Responder a esta pregunta implica analizar cuál ha sido el lugar la niñez en nuestra sociedad durante los últimos 30 años y si estamos en condiciones de afirmar que se han implementado, de forma efectiva, normativas y mecanismos institucionales que encarnen una visión de cuidado y protección integral que los reconozca en su dignidad como portadores de derechos, como sujetos sociales y políticos.

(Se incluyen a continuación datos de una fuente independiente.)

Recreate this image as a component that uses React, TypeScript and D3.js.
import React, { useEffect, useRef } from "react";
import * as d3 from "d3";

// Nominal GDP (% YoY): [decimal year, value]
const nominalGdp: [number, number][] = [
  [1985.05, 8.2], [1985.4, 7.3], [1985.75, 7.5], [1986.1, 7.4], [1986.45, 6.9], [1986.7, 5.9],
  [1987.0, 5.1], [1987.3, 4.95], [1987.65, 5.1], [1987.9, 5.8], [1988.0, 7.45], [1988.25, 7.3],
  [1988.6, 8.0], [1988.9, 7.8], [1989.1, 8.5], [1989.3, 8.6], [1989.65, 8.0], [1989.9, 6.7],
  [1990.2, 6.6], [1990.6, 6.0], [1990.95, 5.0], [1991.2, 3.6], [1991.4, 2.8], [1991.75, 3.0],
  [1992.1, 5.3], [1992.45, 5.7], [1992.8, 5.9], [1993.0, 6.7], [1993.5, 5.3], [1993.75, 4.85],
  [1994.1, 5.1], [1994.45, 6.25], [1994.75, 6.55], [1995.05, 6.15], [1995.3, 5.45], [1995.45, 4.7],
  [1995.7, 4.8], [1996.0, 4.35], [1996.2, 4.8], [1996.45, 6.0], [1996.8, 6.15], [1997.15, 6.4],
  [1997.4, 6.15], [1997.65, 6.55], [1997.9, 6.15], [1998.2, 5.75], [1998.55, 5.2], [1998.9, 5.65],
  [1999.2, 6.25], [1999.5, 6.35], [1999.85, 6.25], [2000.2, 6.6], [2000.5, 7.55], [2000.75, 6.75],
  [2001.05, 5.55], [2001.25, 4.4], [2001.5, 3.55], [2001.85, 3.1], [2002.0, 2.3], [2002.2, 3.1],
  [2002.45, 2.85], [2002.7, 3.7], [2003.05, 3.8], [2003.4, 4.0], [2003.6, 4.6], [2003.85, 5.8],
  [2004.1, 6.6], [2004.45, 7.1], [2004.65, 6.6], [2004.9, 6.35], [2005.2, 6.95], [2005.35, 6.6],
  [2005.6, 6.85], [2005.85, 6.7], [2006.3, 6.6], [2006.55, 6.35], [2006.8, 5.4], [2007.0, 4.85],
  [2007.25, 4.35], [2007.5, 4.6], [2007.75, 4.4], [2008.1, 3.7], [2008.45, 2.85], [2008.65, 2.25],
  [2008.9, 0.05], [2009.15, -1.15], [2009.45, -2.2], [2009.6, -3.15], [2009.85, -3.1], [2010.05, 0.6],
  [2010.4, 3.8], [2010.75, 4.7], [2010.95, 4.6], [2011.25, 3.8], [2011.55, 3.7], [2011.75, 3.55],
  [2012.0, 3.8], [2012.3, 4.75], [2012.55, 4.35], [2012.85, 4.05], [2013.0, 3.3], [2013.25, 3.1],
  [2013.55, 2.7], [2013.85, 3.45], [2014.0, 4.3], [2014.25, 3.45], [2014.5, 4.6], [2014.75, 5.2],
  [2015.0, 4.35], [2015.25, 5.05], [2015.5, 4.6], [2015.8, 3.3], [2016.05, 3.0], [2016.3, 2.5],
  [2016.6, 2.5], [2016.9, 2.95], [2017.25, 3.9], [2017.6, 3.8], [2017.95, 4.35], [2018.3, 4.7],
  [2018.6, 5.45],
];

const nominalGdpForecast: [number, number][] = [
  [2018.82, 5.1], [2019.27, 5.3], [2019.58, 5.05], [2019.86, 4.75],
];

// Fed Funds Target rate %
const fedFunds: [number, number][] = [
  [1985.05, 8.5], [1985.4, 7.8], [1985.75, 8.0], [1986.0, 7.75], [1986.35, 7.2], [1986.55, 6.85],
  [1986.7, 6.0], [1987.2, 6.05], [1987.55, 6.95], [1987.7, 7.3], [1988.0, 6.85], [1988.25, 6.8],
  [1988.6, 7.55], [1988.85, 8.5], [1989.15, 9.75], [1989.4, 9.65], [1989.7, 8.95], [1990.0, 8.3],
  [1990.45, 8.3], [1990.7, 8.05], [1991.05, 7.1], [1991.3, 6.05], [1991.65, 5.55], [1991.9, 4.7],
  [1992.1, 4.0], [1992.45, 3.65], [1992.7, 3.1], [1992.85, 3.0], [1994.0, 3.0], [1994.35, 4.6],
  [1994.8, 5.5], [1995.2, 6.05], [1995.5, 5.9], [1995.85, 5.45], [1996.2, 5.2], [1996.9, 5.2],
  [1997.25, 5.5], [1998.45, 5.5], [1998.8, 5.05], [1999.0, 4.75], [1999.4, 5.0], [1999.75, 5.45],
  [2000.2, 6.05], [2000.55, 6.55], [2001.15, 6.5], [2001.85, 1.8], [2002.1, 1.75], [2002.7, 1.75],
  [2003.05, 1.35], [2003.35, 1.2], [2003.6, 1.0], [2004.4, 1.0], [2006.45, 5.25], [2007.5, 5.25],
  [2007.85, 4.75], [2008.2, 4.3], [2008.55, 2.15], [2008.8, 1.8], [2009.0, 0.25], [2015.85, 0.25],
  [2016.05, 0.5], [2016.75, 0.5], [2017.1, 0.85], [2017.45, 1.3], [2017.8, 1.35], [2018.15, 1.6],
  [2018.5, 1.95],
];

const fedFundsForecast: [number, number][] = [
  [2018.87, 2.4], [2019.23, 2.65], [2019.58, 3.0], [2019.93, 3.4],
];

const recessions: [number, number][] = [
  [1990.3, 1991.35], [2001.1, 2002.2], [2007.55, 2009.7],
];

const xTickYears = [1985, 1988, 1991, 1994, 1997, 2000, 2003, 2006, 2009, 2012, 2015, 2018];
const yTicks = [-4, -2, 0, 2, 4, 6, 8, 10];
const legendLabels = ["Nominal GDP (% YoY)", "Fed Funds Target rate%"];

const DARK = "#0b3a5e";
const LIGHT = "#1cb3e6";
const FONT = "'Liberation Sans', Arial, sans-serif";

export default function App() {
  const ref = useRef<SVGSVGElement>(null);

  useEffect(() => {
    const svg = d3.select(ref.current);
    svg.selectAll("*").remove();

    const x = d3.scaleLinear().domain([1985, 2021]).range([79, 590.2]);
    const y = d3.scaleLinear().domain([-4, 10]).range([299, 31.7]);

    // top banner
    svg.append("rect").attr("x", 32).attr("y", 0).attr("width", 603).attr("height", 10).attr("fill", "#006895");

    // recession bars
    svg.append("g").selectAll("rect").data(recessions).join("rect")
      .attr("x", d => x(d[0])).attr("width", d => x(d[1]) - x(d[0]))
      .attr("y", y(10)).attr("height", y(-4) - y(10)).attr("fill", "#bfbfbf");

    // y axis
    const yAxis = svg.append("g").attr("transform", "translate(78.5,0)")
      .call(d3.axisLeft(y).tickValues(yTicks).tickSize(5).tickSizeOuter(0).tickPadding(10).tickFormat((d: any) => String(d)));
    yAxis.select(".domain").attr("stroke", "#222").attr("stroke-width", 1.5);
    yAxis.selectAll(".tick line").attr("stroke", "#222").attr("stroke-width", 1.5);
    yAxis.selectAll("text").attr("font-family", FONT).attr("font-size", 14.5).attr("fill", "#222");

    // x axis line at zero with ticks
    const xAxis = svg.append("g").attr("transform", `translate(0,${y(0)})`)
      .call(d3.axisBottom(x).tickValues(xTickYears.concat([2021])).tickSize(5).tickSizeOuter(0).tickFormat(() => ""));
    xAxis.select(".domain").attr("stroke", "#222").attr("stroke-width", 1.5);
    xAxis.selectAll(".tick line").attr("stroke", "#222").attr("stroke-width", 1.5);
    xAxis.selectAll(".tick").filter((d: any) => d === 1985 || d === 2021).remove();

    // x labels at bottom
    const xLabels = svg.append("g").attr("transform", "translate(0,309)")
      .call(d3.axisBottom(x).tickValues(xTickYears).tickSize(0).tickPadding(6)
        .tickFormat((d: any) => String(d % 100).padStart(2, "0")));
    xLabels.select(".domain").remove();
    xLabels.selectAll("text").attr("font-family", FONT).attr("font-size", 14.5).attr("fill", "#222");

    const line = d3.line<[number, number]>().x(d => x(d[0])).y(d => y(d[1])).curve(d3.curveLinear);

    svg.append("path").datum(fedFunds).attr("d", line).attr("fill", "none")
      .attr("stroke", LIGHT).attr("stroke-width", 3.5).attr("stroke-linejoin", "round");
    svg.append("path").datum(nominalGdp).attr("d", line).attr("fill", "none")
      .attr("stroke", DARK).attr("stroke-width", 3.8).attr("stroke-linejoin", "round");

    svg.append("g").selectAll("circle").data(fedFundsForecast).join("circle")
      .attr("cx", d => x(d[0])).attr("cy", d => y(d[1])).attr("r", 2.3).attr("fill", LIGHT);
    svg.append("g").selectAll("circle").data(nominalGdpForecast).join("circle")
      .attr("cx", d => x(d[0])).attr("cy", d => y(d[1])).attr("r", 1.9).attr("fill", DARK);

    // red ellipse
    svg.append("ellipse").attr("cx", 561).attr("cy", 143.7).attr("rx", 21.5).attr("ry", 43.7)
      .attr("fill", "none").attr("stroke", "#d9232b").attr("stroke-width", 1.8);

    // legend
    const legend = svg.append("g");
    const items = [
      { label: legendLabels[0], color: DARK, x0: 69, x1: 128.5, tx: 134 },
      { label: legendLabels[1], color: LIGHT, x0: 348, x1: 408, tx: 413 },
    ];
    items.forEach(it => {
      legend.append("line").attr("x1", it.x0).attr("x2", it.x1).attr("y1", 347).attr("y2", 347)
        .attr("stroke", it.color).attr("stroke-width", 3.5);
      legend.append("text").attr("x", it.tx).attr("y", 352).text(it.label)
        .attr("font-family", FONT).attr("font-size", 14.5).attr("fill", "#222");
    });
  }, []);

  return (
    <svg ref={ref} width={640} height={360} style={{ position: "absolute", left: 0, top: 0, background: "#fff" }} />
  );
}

En los últimos años, no sólo hemos sido testigos de la violencia impune ejercida por la policía y por instituciones de protección públicas y privadas. También hemos podido observar la trama de obstáculos que han socavado el avance de iniciativas legislativas que son fundamentales para el ejercicio pleno de derechos. En nuestra sociedad y en los fundamentos de nuestro marco normativo, la infancia sigue siendo un objeto que hay que tutelar y normalizar. Un proyecto de persona, considerados incapaces y reducidos a formas contradictorias de estigmatización a través del imaginario de la vulnerabilidad o de la criminalización. Es imperativo preguntarnos, ¿cuál es el horizonte de posibilidades que ofrece esta sociedad a una generación que no se siente escuchada ni considerada en decisiones que les afectan en su vida cotidiana?

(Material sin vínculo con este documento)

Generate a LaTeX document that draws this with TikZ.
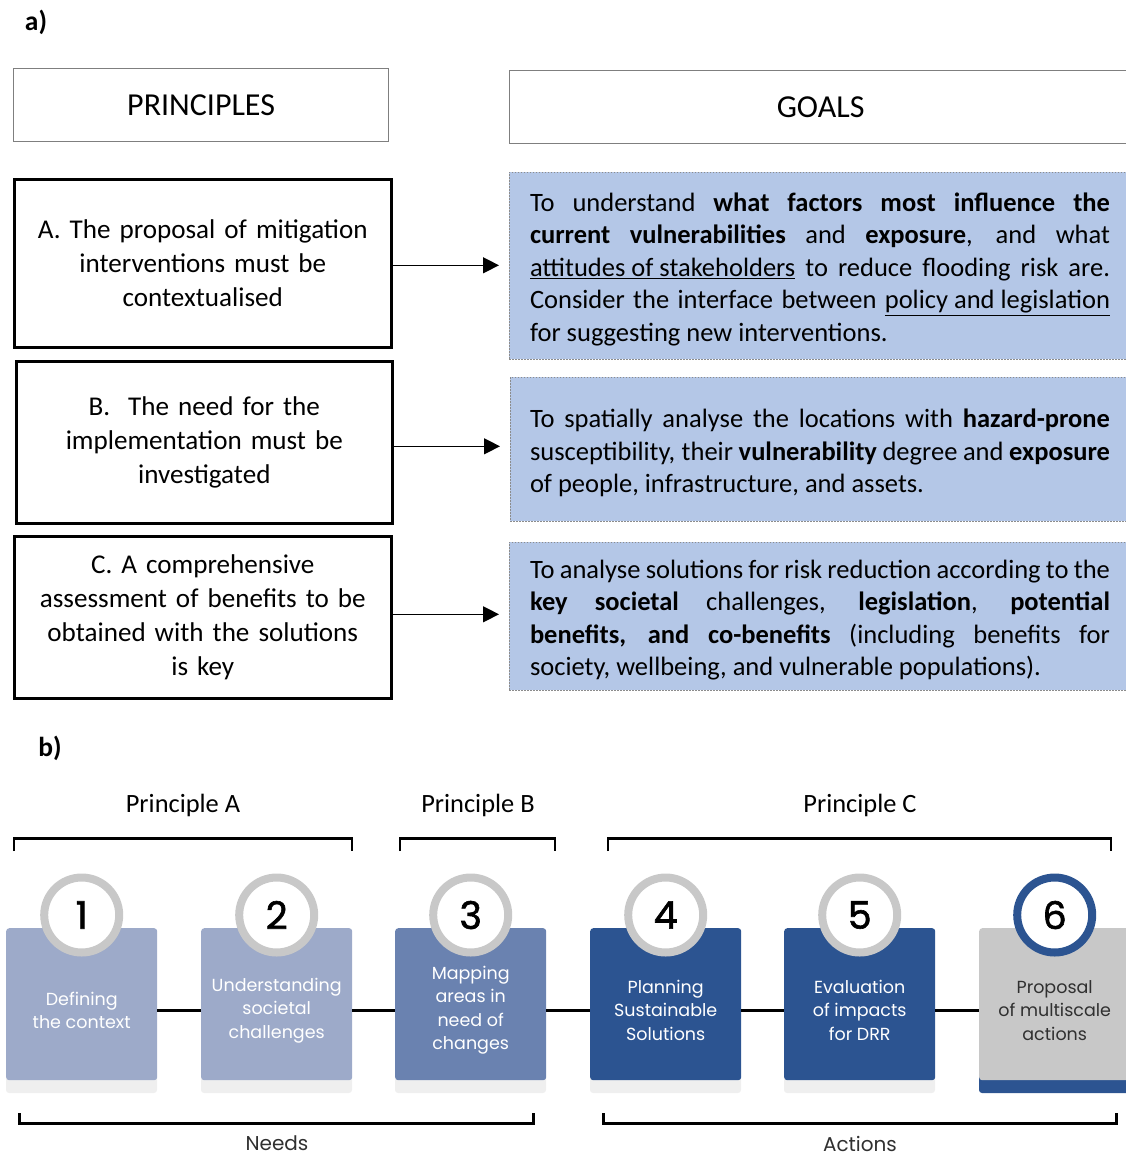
\documentclass[tikz,border=0pt]{standalone}
\usepackage{fontspec}
\setmainfont{Carlito}
\newfontfamily\stepfont{Poppins}
\newfontfamily\numfont{Poppins}[FakeBold=1.6]
\usetikzlibrary{arrows.meta,calc}

\definecolor{goalfill}{HTML}{B4C7E7}
\definecolor{framegray}{HTML}{7F7F7F}
\definecolor{dotgray}{HTML}{8C8C8C}
\definecolor{stepA}{HTML}{9DAAC9}
\definecolor{stepB}{HTML}{6A82B0}
\definecolor{stepC}{HTML}{2C5491}
\definecolor{stepD}{HTML}{C8C8C8}
\definecolor{ringgray}{HTML}{C8C8C8}
\definecolor{stripgray}{HTML}{EFEFEF}
\definecolor{labelgray}{HTML}{303030}

% justified line of the goal texts, a tightly spaced one, and a last line
\newcommand\jline[1]{\hbox to 580pt{\spaceskip=0.226em plus 1fil minus 0.05em\relax #1}}
\newcommand\tline[1]{\hbox to 580pt{\spaceskip=0.09em plus 1fil\relax #1}}
\newcommand\lline[1]{\hbox{\spaceskip=0.226em\relax #1}}

\tikzset{
  headbox/.style={draw=framegray, line width=1.2pt, inner sep=0pt, anchor=north west,
    font=\fontsize{32}{38}\selectfont},
  princbox/.style={draw=black, line width=2.6pt, inner sep=0pt, anchor=north west,
    text width=365pt, align=center, font=\fontsize{27.1}{34.3}\selectfont},
  goalbox/.style={fill=goalfill, draw=dotgray, line width=0.9pt, dash pattern=on 1.5pt off 1.5pt,
    inner sep=0pt, anchor=north west, minimum width=621pt},
  goaltext/.style={inner sep=0pt, text width=580pt, align=left,
    font=\fontsize{26.5}{32.5}\selectfont},
  linkarrow/.style={line width=1.4pt, -{Triangle[length=16pt,width=16pt]}, shorten >=10pt},
  bracket/.style={line width=2.6pt},
  steptile/.style={rounded corners=3pt, inner sep=0pt, anchor=north west,
    minimum width=151pt, minimum height=152pt},
  ring/.style={circle, line width=8pt, fill=white, inner sep=0pt, minimum size=75pt,
    font=\numfont\fontsize{38}{38}\selectfont},
  steptext/.style={align=center, font=\stepfont\fontsize{17.5}{23.5}\selectfont},
  grouplabel/.style={font=\fontsize{26.4}{30}\selectfont},
  phaselabel/.style={text=labelgray, inner sep=0pt, font=\stepfont\fontsize{20}{23}\selectfont},
  panel/.style={font=\bfseries\fontsize{27.5}{30}\selectfont}
}

\begin{document}
\begin{tikzpicture}[x=1pt,y=-1pt]
\useasboundingbox (0,0) rectangle (1126,1157);
\clip (0,0) rectangle (1126,1157);

% ---------- panel a ----------
\node[panel] (pa) at (36,22) {a)};

\node[headbox, minimum width=375pt, minimum height=73pt] (hp) at (13,68) {PRINCIPLES};
\node[headbox, minimum width=622pt, minimum height=73pt] (hg) at (509,70) {GOALS};

\node[princbox, minimum width=377pt, minimum height=168pt] (pA) at (13,178)
  {A. The proposal of mitigation\\ interventions must be\\ contextualised};
\node[princbox, minimum width=376pt, minimum height=162pt] (pB) at (15,360)
  {B.\ \ The need for the\\ implementation must be\\ investigated};
\node[princbox, minimum width=377pt, minimum height=162pt] (pC) at (13,535)
  {C. A comprehensive\\ assessment of benefits to be\\ obtained with the solutions\\ is key};

\node[goalbox, minimum height=187pt] (gA) at (509,172) {};
\node[goalbox, minimum height=144pt] (gB) at (510,377) {};
\node[goalbox, minimum height=148pt] (gC) at (509,542) {};

\node[goaltext] (tA) at ($(gA.west)+(311,3.5)$) {%
  \jline{To understand \textbf{what factors most influence the}}
  \jline{\textbf{current vulnerabilities} and \textbf{exposure}, and what}
  \jline{\underline{attitudes of stakeholders} to reduce flooding risk are.}
  \jline{Consider the interface between \underline{policy and legislation}}
  \lline{for suggesting new interventions.}};
\node[goaltext] (tB) at ($(gB.west)+(310,3.5)$) {%
  \jline{To spatially analyse the locations with \textbf{hazard-prone}}
  \tline{susceptibility, their \textbf{vulnerability} degree and \textbf{exposure}}
  \lline{of people, infrastructure, and assets.}};
\node[goaltext] (tC) at ($(gC.west)+(311,3.5)$) {%
  \tline{To analyse solutions for risk reduction according to the}
  \jline{\textbf{key societal} challenges, \textbf{legislation}, \textbf{potential}}
  \jline{\textbf{benefits, and co-benefits} (including benefits for}
  \lline{society, wellbeing, and vulnerable populations).}};

\draw[linkarrow] ($(pA.east)+(0,2)$) -- ($(pA.east -| gA.west)+(0,2)$);
\draw[linkarrow] ($(pB.east)+(0,4)$) -- ($(pB.east -| gB.west)+(0,4)$);
\draw[linkarrow] ($(pC.east)+(0,-3)$) -- ($(pC.east -| gC.west)+(0,-3)$);

% ---------- panel b ----------
\node[panel] (pb) at (50,748) {b)};

\node[grouplabel] (lA) at (183,805) {Principle A};
\node[grouplabel] (lB) at (478,805) {Principle B};
\node[grouplabel] (lC) at (860,805) {Principle C};
\draw[bracket] (14,851) -- (14,838.5) -- (352,838.5) -- (352,851);
\draw[bracket] (400,851) -- (400,838.5) -- (555,838.5) -- (555,851);
\draw[bracket] (608,851) -- (608,838.5) -- (1111,838.5) -- (1111,851);

% step tiles: index, x, tile colour, text colour, strip colour, ring colour, text
\foreach \i/\x/\fc/\tc/\sc/\rc/\txt in {
  1/6/stepA/white/stripgray/ringgray/{Defining\\the context},
  2/201/stepA/white/stripgray/ringgray/{Understanding\\societal\\challenges},
  3/395/stepB/white/stripgray/ringgray/{Mapping\\areas in\\need of\\changes},
  4/590/stepC/white/stripgray/ringgray/{Planning\\Sustainable\\Solutions},
  5/784/stepC/white/stripgray/ringgray/{Evaluation\\of impacts\\for DRR},
  6/979/stepD/labelgray/stepC/stepC/{Proposal\\of multiscale\\actions}}{
  \fill[\sc, rounded corners=3pt] (\x,1074) rectangle ++(151,19);
  \node[steptile, fill=\fc] (s\i) at (\x,928) {};
  \node[ring, draw=\rc] (c\i) at ($(s\i.north)+(0,-13)$) {\i};
  \node[steptext, text=\tc] (t\i) at ($(s\i.center)+(0,6)$) {\txt};
}
\foreach \a/\b in {1/2,2/3,3/4,4/5,5/6}
  \draw[line width=2.6pt] ($(s\a.east)+(0,6)$) -- ($(s\b.west)+(0,6)$);

\draw[bracket, line width=3pt] (19,1113) -- (19,1123) -- (533,1123) -- (533,1113);
\draw[bracket, line width=3pt] (603,1113) -- (603,1123) -- (1116,1123) -- (1116,1113);
\node[phaselabel] (nN) at (277,1143.5) {Needs};
\node[phaselabel] (nA) at (860,1143.5) {Actions};
\end{tikzpicture}
\end{document}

Junto con lo anterior, es necesario enfatizar que los meses de confinamiento han sido particularmente implacables en restringir el ejercicio de los derechos de la niñez. Pero también lo han sido a través de la circulación de discursos que alimentan los estigmas del proteccionismo y de la sospecha que operan sobre el campo de la infancia y la adolescencia cuando se les encasilla con el rótulo de vectores, culpabilizándolos, o se les celebra como héroes asignándoles cualidades excepcionales para resistir el encierro, pero sin reparar en sus pérdidas, miedos y sufrimientos.
El confinamiento físico también ha sido un confinamiento de las subjetividades. Sus experiencias, saberes y voces siguen confinados. Una vez más, están quedado fuera de la historia oficial y de las prioridades políticas. Cómo entender que hayan sido los últimos en tener un permiso para salir, incluso después de las mascotas, o no se les esté considerando en el debate sobre el retorno a clases cuando son los principales protagonistas de los procesos de aprendizaje. La voz de la infancia y la adolescencia importa poco y sigue reducida a símbolos intrascendentes para montar simulacros de participación que responden a intereses adultos.

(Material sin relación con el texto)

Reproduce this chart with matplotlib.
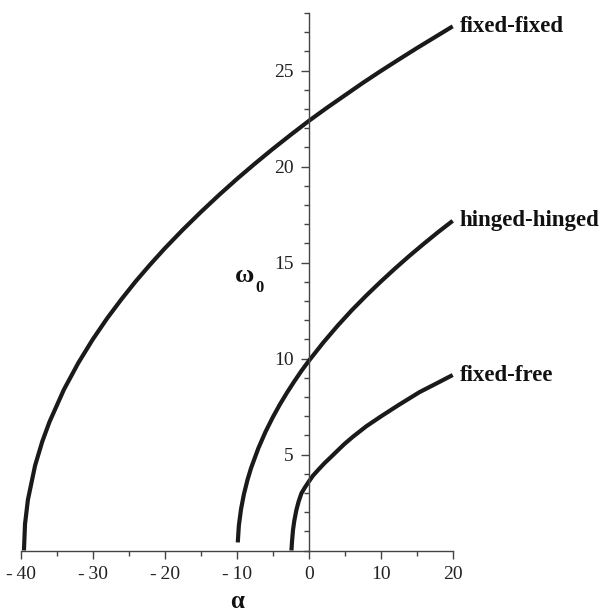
import matplotlib
matplotlib.use("Agg")
import matplotlib.pyplot as plt
from matplotlib.ticker import MultipleLocator, FixedLocator, FixedFormatter

# ---- data ----
ff_alpha = [-39.55, -39.4, -39, -38, -37, -36, -34, -32, -30, -28, -26, -24, -22, -20,
            -17.5, -15, -12.5, -10, -7.5, -5, -2.5, 0, 2.5, 5, 7.5, 10, 12.5, 15, 17.5, 20]
ff_omega = [0.0, 1.38, 2.64, 4.43, 5.68, 6.70, 8.38, 9.77, 10.99, 12.09, 13.09, 14.03, 14.90, 15.73,
            16.70, 17.62, 18.50, 19.34, 20.14, 20.91, 21.65, 22.37, 23.05, 23.70, 24.35, 24.97,
            25.57, 26.16, 26.73, 27.30]

hh_alpha = [-9.85, -9.7, -9.4, -9, -8.5, -8, -7, -6, -5, -4, -3, -2, -1, 0,
            2, 4, 6, 8, 10, 12, 14, 16, 18, 20]
hh_omega = [0.42, 1.30, 2.15, 2.93, 3.68, 4.30, 5.32, 6.18, 6.93, 7.61, 8.23, 8.81, 9.36, 9.87,
            10.82, 11.70, 12.52, 13.28, 14.00, 14.69, 15.35, 15.98, 16.59, 17.17]

fr_alpha = [-2.4, -2.3, -2.18, -2.0, -1.71, -1.4, -1.01, -0.5, 0, 0.6, 1.3, 2.2, 3.15, 4.0,
            4.97, 6.16, 8, 10.1, 12.5, 15.4, 18, 20]
fr_omega = [0.0, 0.55, 1.07, 1.55, 2.11, 2.55, 2.98, 3.30, 3.58, 3.90, 4.19, 4.55, 4.89, 5.20,
            5.55, 5.93, 6.47, 7.00, 7.58, 8.25, 8.75, 9.14]

curve_labels = ["fixed-fixed", "hinged-hinged", "fixed-free"]

x_ticks = [-40, -30, -20, -10, 0, 10, 20]
x_ticklabels = ["-\u200940", "-\u200930", "-\u200920", "-\u200910", "0", "10", "20"]
y_ticks = [5, 10, 15, 20, 25]
y_ticklabels = ["5", "10", "15", "20", "25"]

# ---- figure ----
plt.rcParams["font.family"] = ["Liberation Serif", "DejaVu Serif"]
fig = plt.figure(figsize=(6.01, 6.11), dpi=100)
ax = fig.add_axes([20.7 / 601, (611 - 550.5) / 611, (452.7 - 20.7) / 601, (550.5 - 12.9) / 611])
ax.set_xlim(-40, 20)
ax.set_ylim(0, 28)

line_color = "#1a1a1a"
axis_color = "#444444"
for a, w in [(ff_alpha, ff_omega), (hh_alpha, hh_omega), (fr_alpha, fr_omega)]:
    ax.plot(a, w, color=line_color, lw=3.0, solid_capstyle="butt", clip_on=False)

for a, w, lab in zip([ff_alpha, hh_alpha, fr_alpha], [ff_omega, hh_omega, fr_omega], curve_labels):
    ax.annotate(lab, xy=(a[-1], w[-1]), xytext=(5, 0), textcoords="offset points",
                ha="left", va="center", fontsize=16.5, fontweight="bold", color="#111111")

ax.spines["top"].set_visible(False)
ax.spines["right"].set_visible(False)
ax.spines["left"].set_position(("data", 0))
for s in ("left", "bottom"):
    ax.spines[s].set_color(axis_color)
    ax.spines[s].set_linewidth(1.0)

ax.xaxis.set_major_locator(FixedLocator(x_ticks))
ax.xaxis.set_major_formatter(FixedFormatter(x_ticklabels))
ax.xaxis.set_minor_locator(MultipleLocator(5))
ax.yaxis.set_major_locator(FixedLocator(y_ticks))
ax.yaxis.set_major_formatter(FixedFormatter(y_ticklabels))
ax.yaxis.set_minor_locator(MultipleLocator(1))

ax.tick_params(axis="both", which="major", direction="out", length=6.0, width=1.0,
               color=axis_color, labelsize=14, labelcolor="#222222")
ax.tick_params(axis="both", which="minor", direction="out", length=3.7, width=1.0, color=axis_color)
ax.tick_params(axis="x", which="major", pad=5.5)
ax.tick_params(axis="y", which="major", pad=5.0)

# axis labels
fig.text(237.5 / 601, 1 - 601 / 611, "\u03b1", fontsize=18, fontweight="bold",
         ha="center", va="center", color="#111111")
fig.text(245 / 601, 1 - 276 / 611, "\u03c9", fontsize=19, fontweight="bold",
         ha="center", va="center", color="#111111")
fig.text(259.5 / 601, 1 - 288 / 611, "0", fontsize=12, fontweight="bold",
         ha="center", va="center", color="#111111")

fig.savefig("out.png", dpi=100)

En el marco de la emergencia, el proceso constituyente, sin su participación, amenaza con seguir reproduciendo su invisibilización como actores sociales si no se les incorpora formalmente. No repetir la inercia de la exclusión de este grupo de ciudadanas y ciudadanos requiere de un compromiso social y político, sin precedentes, para ceder ciertas cuotas de poder e innovar en el modo en cómo se les escucha y se les hace parte del itinerario constituyente.
Una nueva Constitución es una carta abierta al futuro que no sólo nos brinda la posibilidad de elaborar democráticamente un nuevo contrato social donde niñas, niños y adolescentes sean reconocidos como sujetos titulares de derechos, como una forma de avanzar en su protección y reivindicación en tanto grupo históricamente excluido. Es también una oportunidad inédita para abrir espacios de participación que reconozcan su diversidad a través de mecanismos deliberativos que sean respetuosos de sus propias formas de producción de significados. Una posibilidad para desarrollar un proceso intergeneracional de escucha, diálogo y reconocimiento donde efectivamente podamos soñar con un país para todas y todos.